The second element that has been critical to PENSA's success is political support. “From the outset, we had the full support of the mayor,” Cerdeira told us, “and this is critical given our crosscutting approach, which can sometimes bring us into conflict with established city departments. Some departments were initially sceptical of our data-based approach. However, once we were able to demonstrate some good outcomes, by the time the Olympics came around we were working together in close collaboration with almost every department.”

Through its data-driven understanding of where people in the city travel to and from, PENSA was able to provide analysis in support of the locations of the Olympics sites and to help design the new infrastructure required to support them.

“The Olympics site selection was supported by two projects that we did with the aim of decreasing traffic congestion and increasing productive hours,” explains Cerdeira. “We realised that 70% of citizens live in two areas of the city (in the north and west), but most jobs are concentrated elsewhere. Based on this analysis, we supported a fifty-year plan (Visão Rio 500) to start to relocate jobs closer to where people live. The Olympics sites were chosen to stimulate these areas.

“But of course, these sites would create additional traffic. We know that road capacity is pretty stretched in Rio because of our mountains, but using cellphone data we were able to calculate the exact capacity of each road at each time of day, in a partnership with the research institutes COPPE/UFRJ and MIT. Based on this analysis, the city of Rio decided to create a completely new transportation network. Part of this new network is already in place, composed of three new connections created by two tunnels and two BRTs (bus rapid transits).”
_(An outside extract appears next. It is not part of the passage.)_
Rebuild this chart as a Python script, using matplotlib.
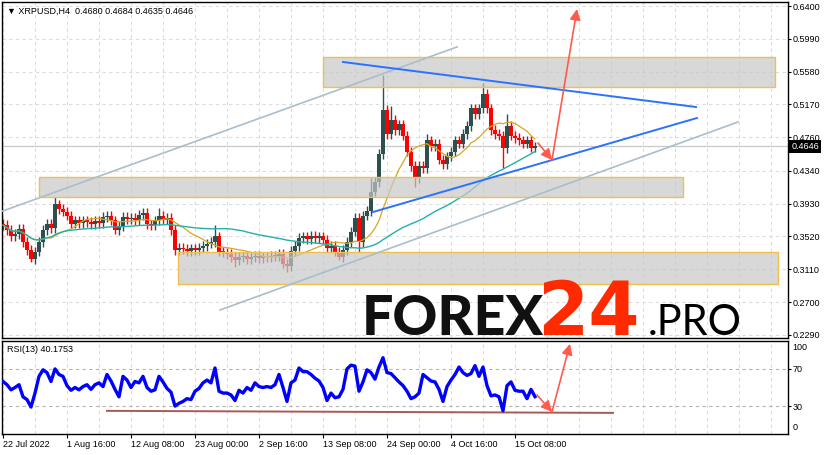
import numpy as np
import pandas as pd
import matplotlib
matplotlib.use("Agg")
import matplotlib.pyplot as plt
from matplotlib.patches import Rectangle
from matplotlib.transforms import blended_transform_factory

plt.rcParams['font.family'] = ['Liberation Sans', 'DejaVu Sans']

# XRPUSD H4 closes, one value every 4 bars
closes = [
    0.366, 0.360, 0.352, 0.355, 0.361, 0.345, 0.335, 0.324, 0.333, 0.345,
    0.360, 0.368, 0.362, 0.392, 0.386, 0.383, 0.378, 0.368, 0.372, 0.369,
    0.372, 0.370, 0.367, 0.371, 0.369, 0.376, 0.378, 0.372, 0.360, 0.365,
    0.376, 0.374, 0.375, 0.372, 0.379, 0.381, 0.367, 0.366, 0.372, 0.378,
    0.373, 0.375, 0.360, 0.335, 0.338, 0.336, 0.334, 0.337, 0.335, 0.338,
    0.340, 0.343, 0.345, 0.352, 0.333, 0.332, 0.330, 0.326, 0.322, 0.326,
    0.327, 0.324, 0.326, 0.328, 0.325, 0.327, 0.326, 0.328, 0.327, 0.330,
    0.318, 0.315, 0.334, 0.340, 0.350, 0.352, 0.349, 0.353, 0.350, 0.352,
    0.348, 0.338, 0.340, 0.333, 0.326, 0.335, 0.345, 0.358, 0.375, 0.345,
    0.378, 0.384, 0.408, 0.420, 0.455, 0.510, 0.480, 0.498, 0.485, 0.492,
    0.478, 0.458, 0.440, 0.425, 0.440, 0.437, 0.472, 0.465, 0.468, 0.448,
    0.442, 0.452, 0.458, 0.472, 0.468, 0.480, 0.490, 0.512, 0.505, 0.512,
    0.530, 0.512, 0.485, 0.480, 0.478, 0.462, 0.490, 0.478, 0.475, 0.472,
    0.468, 0.472, 0.463, 0.4646,
]
first_open = 0.368
# long wicks
spike_highs = {13: 0.401, 35: 0.387, 39: 0.387, 53: 0.366, 92: 0.425,
               95: 0.554, 97: 0.515, 106: 0.480, 120: 0.544, 126: 0.505}
spike_lows = {7: 0.320, 28: 0.355, 58: 0.314, 71: 0.307, 84: 0.323,
              89: 0.333, 103: 0.414, 125: 0.4375}

rsi = [
    56.5, 53, 47.5, 50, 53, 40, 37, 29, 44, 62,
    69, 66, 56.5, 70, 64, 62, 52, 47, 50, 47.5,
    51, 53, 48, 53, 55, 51, 64, 57, 48, 40,
    62, 58, 50, 56.5, 55, 62, 50, 46, 47.5, 62,
    56, 49, 45, 30, 33, 35, 38, 37, 46, 49,
    55, 58, 55, 71, 46, 44, 44, 42, 36, 47,
    44, 50, 47, 55, 51, 50, 51, 50, 53, 64,
    50, 35, 55, 58, 71, 67, 67, 64, 60, 57,
    50, 36, 44, 39, 40, 48, 70, 74, 73, 46,
    56, 69, 66, 59, 72, 82, 66, 65, 60.5, 56,
    52, 46, 38, 40, 44, 64, 60.5, 57, 56, 48,
    35, 51, 58, 64, 72, 66, 63, 65, 73.5, 62,
    72, 52, 41, 42, 40, 25, 52, 56, 47, 46,
    46, 38, 48, 40.2,
]

price_ticks = [0.6400, 0.5990, 0.5580, 0.5170, 0.4760, 0.4340,
               0.3930, 0.3520, 0.3110, 0.2700, 0.2290]
date_bars = [0, 64, 128, 192, 256, 320, 384, 448, 512]
date_labels = ["22 Jul 2022", "1 Aug 16:00", "12 Aug 08:00", "23 Aug 00:00",
               "2 Sep 16:00", "13 Sep 08:00", "24 Sep 00:00", "4 Oct 16:00",
               "15 Oct 08:00"]
last_price = 0.4646

step = 4
bars = np.arange(len(closes)) * step
c = np.array(closes)
o = np.r_[first_open, c[:-1]]
hi = np.maximum(o, c) + 0.006
lo = np.minimum(o, c) - 0.006
for k, v in spike_highs.items():
    hi[k] = v
for k, v in spike_lows.items():
    lo[k] = v
up = c >= o
cols = np.where(up, '#2F4F4F', '#FF0000')

s = pd.Series(c)
ma_fast = s.rolling(12, min_periods=1).mean()
ma_slow = s.rolling(48, min_periods=1).mean()

fig = plt.figure(figsize=(8.28, 4.55), dpi=100)
ax = fig.add_axes([2/828, 1-338/455, 786/828, 336/455])
ax2 = fig.add_axes([2/828, 1-434/455, 786/828, 93/455])

grid_kw = dict(color='#DCDCDC', lw=0.8, ls=(0, (3, 3)), zorder=0)
for a in (ax, ax2):
    a.set_xlim(-1, 785)
    for b in range(0, 785, 32):
        a.axvline(b, **grid_kw)
    for sp in a.spines.values():
        sp.set_linewidth(1.0)
        sp.set_color('black')
for p in price_ticks:
    ax.axhline(p, **grid_kw)

ax.set_ylim(0.225, 0.645)
ax.axhline(last_price, color='#C8C8C8', lw=0.9, zorder=1)

# candles
ax.vlines(bars, lo, hi, colors=cols, lw=1.0, zorder=2)
body = np.maximum(np.abs(c - o), 0.0012)
ax.bar(bars, body, bottom=np.minimum(o, c), width=3.3, color=cols,
       linewidth=0, zorder=2)

ax.plot(bars, ma_fast, color='#DAA520', lw=0.9, zorder=3)
ax.plot(bars, ma_slow, color='#20B2AA', lw=1.0, zorder=3)

# support / resistance zones
for x0, x1, p0, p1 in [(320, 772, 0.5388, 0.5763),
                       (36, 680, 0.4013, 0.4263),
                       (175, 775, 0.2925, 0.3325)]:
    ax.add_patch(Rectangle((x0, p0), x1 - x0, p1 - p0, facecolor='#C8C8C8',
                           alpha=0.7, edgecolor='none', zorder=4))
    ax.add_patch(Rectangle((x0, p0), x1 - x0, p1 - p0, fill=False,
                           edgecolor='#EFC050', lw=1.0, zorder=4))

# channel + triangle lines
ax.plot([-3, 454], [0.3825, 0.5888], color='#A9BECD', lw=1.2, zorder=5)
ax.plot([217, 735], [0.26, 0.495], color='#A9BECD', lw=1.2, zorder=5)
ax.plot([340, 693], [0.570, 0.51375], color='#2A72FF', lw=1.4, zorder=5)
ax.plot([370, 694], [0.3825, 0.500], color='#2A72FF', lw=1.4, zorder=5)

arrow_kw = dict(arrowstyle='-|>', color='#FF5A4E', lw=1.2,
                mutation_scale=16, shrinkA=0, shrinkB=0)
ax.annotate('', xy=(549, 0.4475), xytext=(535, 0.46875), arrowprops=arrow_kw, zorder=6)
ax.annotate('', xy=(574, 0.6362), xytext=(549, 0.4475), arrowprops=arrow_kw, zorder=6)

ax.yaxis.tick_right()
ax.set_yticks(price_ticks)
ax.set_yticklabels([f"{p:.4f}" for p in price_ticks])
ax.tick_params(axis='y', direction='out', length=2, pad=1.5, labelsize=6.5, width=0.8)
ax.tick_params(axis='x', bottom=False, labelbottom=False)
ax.set_xticks([])

tr = blended_transform_factory(ax.transAxes, ax.transData)
ax.text(1.004, last_price, f"{last_price:.4f}", transform=tr, color='white',
        fontsize=6.5, va='center', ha='left', clip_on=False, zorder=10,
        bbox=dict(facecolor='black', edgecolor='none', pad=1.6))

ax.text(5/786, (338-13.5)/336, "\u25bc XRPUSD,H4  0.4680 0.4684 0.4635 0.4646",
        transform=ax.transAxes, fontsize=6.5, va='baseline', ha='left')

# watermark
fig.text(362/828, 1-335/455, "FOREX", fontsize=40, family='Lato',
         fontweight='black', color='#111111', va='baseline', ha='left')
fig.text(537/828, 1-335/455, "24", fontsize=53, family='DejaVu Sans',
         fontweight='bold', color='#FF2A00', va='baseline', ha='left')
fig.text(648/828, 1-335/455, ".PRO", fontsize=30, family='Lato',
         fontweight='normal', color='#000000', va='baseline', ha='left')

# RSI panel
ax2.set_ylim(0, 100)
rsi_bars = np.arange(len(rsi)) * step
ax2.plot(rsi_bars, rsi, color='#0000FF', lw=2.4, zorder=3)
for lvl in (70, 30):
    ax2.axhline(lvl, color='#B4B4B4', lw=0.8, ls=(0, (3, 3)), zorder=1)
ax2.plot([104, 610], [24.9, 22.7], color='#A85A55', lw=1.4, zorder=2)
ax2.annotate('', xy=(549, 23.8), xytext=(534, 42), arrowprops=arrow_kw, zorder=6)
ax2.annotate('', xy=(567, 97), xytext=(549, 23.8), arrowprops=arrow_kw, zorder=6)

ax2.yaxis.tick_right()
ax2.set_yticks([70, 30])
ax2.set_yticklabels(['70', '30'])
ax2.tick_params(axis='y', direction='out', length=2, pad=1.5, labelsize=6.5, width=0.8)
tr2 = blended_transform_factory(ax2.transAxes, ax2.transData)
ax2.text(1.006, 93.5, "100", transform=tr2, fontsize=6.5, va='center', ha='left', clip_on=False)
ax2.text(1.006, 6.5, "0", transform=tr2, fontsize=6.5, va='center', ha='left', clip_on=False)

ax2.set_xticks(date_bars)
ax2.set_xticklabels(date_labels)
for lab in ax2.get_xticklabels():
    lab.set_ha('left')
ax2.tick_params(axis='x', direction='out', length=3, pad=1.5, labelsize=6.5, width=0.8)

ax2.text(5/786, (434-352)/93, "RSI(13) 40.1753", transform=ax2.transAxes,
         fontsize=6.5, va='baseline', ha='left')

fig.savefig("out.png", dpi=100)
The Olympics sites have been successful in starting to reorient the city and its commuting routes. PENSA observed that journeys from Barra to Madureira, the exact journey that they wanted to stimulate, increased by 40% during the World Cup. And thanks to the tunnels, the average peak time journeys were reduced by 45-60 minutes.

Bringing a different perspective to the fight against dengue

Finally, and perhaps most importantly, Cerdeira tells us, he assembled a great team. Unsurprisingly, from a man who is a professor of law and technology, policymaker, programmer, and student of mathematics and engineering, in addition to his role as chief data officer, Cerdeira sought out talented polymaths with an interest in social impact.

“Having good people working with you is crucial,” says Cerdeira. “You need to have people who are really engaged in the project. We are always looking for people with a technical background who care deeply about social impact. And we put great value on diversity of interests and perspectives - so, for example, we have an environmental engineer who loves to read Pierre Lévy. This allows us to see connections and to bring crosscutting solutions to complex problems.”

This crosscutting approach was evident in PENSA's project to reduce cases of dengue fever in the city. “Dengue cases cost the city US$13m in 2013,” says Cerdeira. “Using the insight that people spread dengue as they travel through the city, we geocoded all the dengue cases in Rio in the last 4-5 years to try to identify how dengue spread. In the data we could see that two areas of the city not only had the highest number of cases but, crucially, the cases started here three weeks before other areas”.

“We said, let's forget about the rest of the city, let's launch an intense targeted campaign in these areas, and see what happens. We led a team from the garbage collection company to clean up the waste ground and especially standing water, and used schools to reach families and set challenges for them to clean up their own homes. By targeting these two areas we were able to reduce dengue cases in Rio by 98% in just one year. Rio is now in amazing shape in terms of the fight on dengue.”

Leading the way to a more democratic government

Cerdeira believes that open data and collaborative initiatives have the potential to create impact beyond the important first-order impact of time and money saved.

“What we see happening all over the world, in Brexit and Trump and elections here in Brazil, is a result of citizens feeling excluded from public decision-making. Many people, I believe, feel disengaged and they use their vote to protest against the established order. Technologies such as Twitter and Waze allow us to listen to citizens and therefore bring them back into the democratic process. By communicating information to each other, the government and the citizen collaborate and start to understand each other's situation. It is my hope that data and technology can help lead the way to a more democratic, more participative government.”